Review by Woodrow Phoenix
This seventh volume of the complete Krazy Kat Sunday pages by George Herriman opens with another of editor Bill Blackbeard’s essays. This covers a little more of Herriman’s past as an editorial cartoonist, with some background on the changes in newspapers that led to daily comic strips becoming part of the regular content. Herriman was one of the first with his Baron Mooch, which began in the L.A. Examiner in 1909. It caught the eye of publisher William Randolph Hearst, who commissioned Herriman to come up with a strip for national distribution in every one of Hearst’s papers.
The Sunday pages in this volume from February 1931 to December 1932 are prime material from the middle period of Krazy Kat, a continuous run of variety in settings, characterisations, jokes and poetic interludes, with a gorgeous array of shifting backgrounds and designs. Added to this marvellous display of virtuosity from Herriman is a batch of daily strips – sixty of them, from 1931. These four-panel dailies are reproduced at the actual size they would have been printed in newspapers, and are huge by comparison with the Sundays seen here. The drawing is fantastic at this size, and the jokes are punchier and punnier to match the rhythms of a shorter daily blast of humour.
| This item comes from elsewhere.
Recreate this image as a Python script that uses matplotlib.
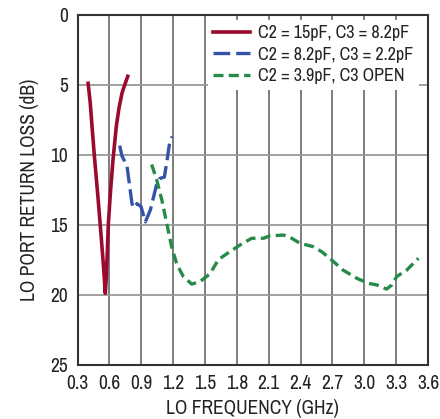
import matplotlib
matplotlib.use("Agg")
import matplotlib.pyplot as plt
from matplotlib import font_manager

names = {f.name for f in font_manager.fontManager.ttflist}
prefs = ['Liberation Sans Narrow', 'Archivo Narrow', 'Roboto Condensed', 'PT Sans Narrow',
         'Pragati Narrow', 'Fira Sans Condensed', 'IBM Plex Sans Condensed', 'Encode Sans Condensed',
         'Liberation Sans']
chosen = [f for f in prefs if f in names][:1]
plt.rcParams['font.family'] = chosen + ['DejaVu Sans']

# Data
red_x = [0.40, 0.42, 0.437, 0.46, 0.49, 0.515, 0.54, 0.553, 0.562, 0.570, 0.578, 0.59, 0.609, 0.635, 0.665, 0.69, 0.719, 0.745, 0.773]
red_y = [4.9, 6.3, 8.0, 10.2, 12.8, 15.1, 17.5, 18.9, 19.9, 18.9, 17.5, 15.0, 12.8, 10.3, 8.0, 6.7, 5.6, 5.0, 4.4]

blue_x = [0.697, 0.719, 0.766, 0.813, 0.829, 0.86, 0.898, 0.939, 0.986, 1.049, 1.074, 1.118, 1.143, 1.168, 1.19]
blue_y = [9.35, 10.1, 10.8, 13.5, 13.8, 13.5, 13.7, 14.8, 13.95, 12.0, 11.7, 11.6, 10.4, 9.1, 8.7]

green_x = [0.998, 1.046, 1.093, 1.14, 1.187, 1.234, 1.296, 1.375, 1.453, 1.548, 1.626, 1.72, 1.83,
           1.94, 2.05, 2.11, 2.24, 2.317, 2.395, 2.52, 2.6, 2.693, 2.80, 2.93, 3.04, 3.117, 3.21,
           3.26, 3.306, 3.4, 3.51]
green_y = [10.7, 11.8, 13.2, 14.9, 16.6, 17.8, 18.7, 19.24, 19.07, 18.5, 17.5, 17.0, 16.45,
           15.97, 15.97, 15.8, 15.74, 15.97, 16.33, 16.57, 16.93, 17.52, 18.24, 18.83, 19.19, 19.3, 19.6,
           19.3, 18.7, 18.24, 17.4]

labels = ['C2 = 15pF, C3 = 8.2pF', 'C2 = 8.2pF, C3 = 2.2pF', 'C2 = 3.9pF, C3 OPEN']
x_ticks = [0.3, 0.6, 0.9, 1.2, 1.5, 1.8, 2.1, 2.4, 2.7, 3.0, 3.3, 3.6]
y_ticks = [0, 5, 10, 15, 20, 25]

fig = plt.figure(figsize=(4.4, 4.19), dpi=100)
ax = fig.add_axes([77.5/440, 1-364.7/419, 350.5/440, 350/419])

ax.set_xlim(0.3, 3.6)
ax.set_ylim(25, 0)
ax.set_xticks(x_ticks)
ax.set_xticklabels([f"{t:.1f}" for t in x_ticks])
ax.set_yticks(y_ticks)
ax.grid(False)

# gridlines at tick positions
ax.vlines(x_ticks[1:-1], 0, 25, colors='#5a5a5a', linewidths=1.1, linestyles='solid',
          alpha=1, zorder=2)
ax.hlines(y_ticks[1:-1], 0.3, 3.6, colors='#9a9a9a', linewidths=1.3, linestyles='solid',
          alpha=1, zorder=2)
ax.set_xlim(0.3, 3.6)
ax.set_ylim(25, 0)

ax.plot(red_x, red_y, color='#9a0a2e', lw=2.6, label=labels[0], zorder=3)
ax.plot(blue_x, blue_y, color='#3452a8', lw=2.4, dashes=(5, 1.8), label=labels[1], zorder=3)
ax.plot(green_x, green_y, color='#268a48', lw=2.4, dashes=(3, 1.6), label=labels[2], zorder=3)

for s in ax.spines.values():
    s.set_color('#333333')
    s.set_linewidth(1.5)
    s.set_zorder(4)
ax.tick_params(length=0, labelsize=14, pad=7, colors='#222222')

ax.set_xlabel('LO FREQUENCY (GHz)', fontsize=14, color='#222222', labelpad=4)
ax.set_ylabel('LO PORT RETURN LOSS (dB)', fontsize=14, color='#222222', labelpad=8)

leg = ax.legend(loc='upper right', bbox_to_anchor=(0.974, 0.985), frameon=True, fancybox=False,
                facecolor='white', edgecolor='none', framealpha=1, fontsize=13,
                handlelength=2.05, handletextpad=0.45, labelspacing=0.3, borderpad=0.3,
                borderaxespad=0)
leg.set_zorder(5)
for t in leg.get_texts():
    t.set_color('#222222')

fig.savefig('out.png', dpi=100)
Given the nature of a narrative style that constantly shuffles the same elements in brilliantly inventive ways, almost any of these reprint volumes is a good place to start reading Herriman’s Krazy Kat, but this is a particularly rich collection to dive into. Chris Ware’s lovely design for the cover riffs off the title to show the characters on a roll of sheet music. The “Ignatz Mouse Debaffler Page” has more questions than answers this time around, but notes the appearance of a new relative of Krazy’s, Uncle Tomm Kat, who goes on to be a continuing guest in the daily strip. This is another great collection of the work of one of the comic strip medium’s true masters.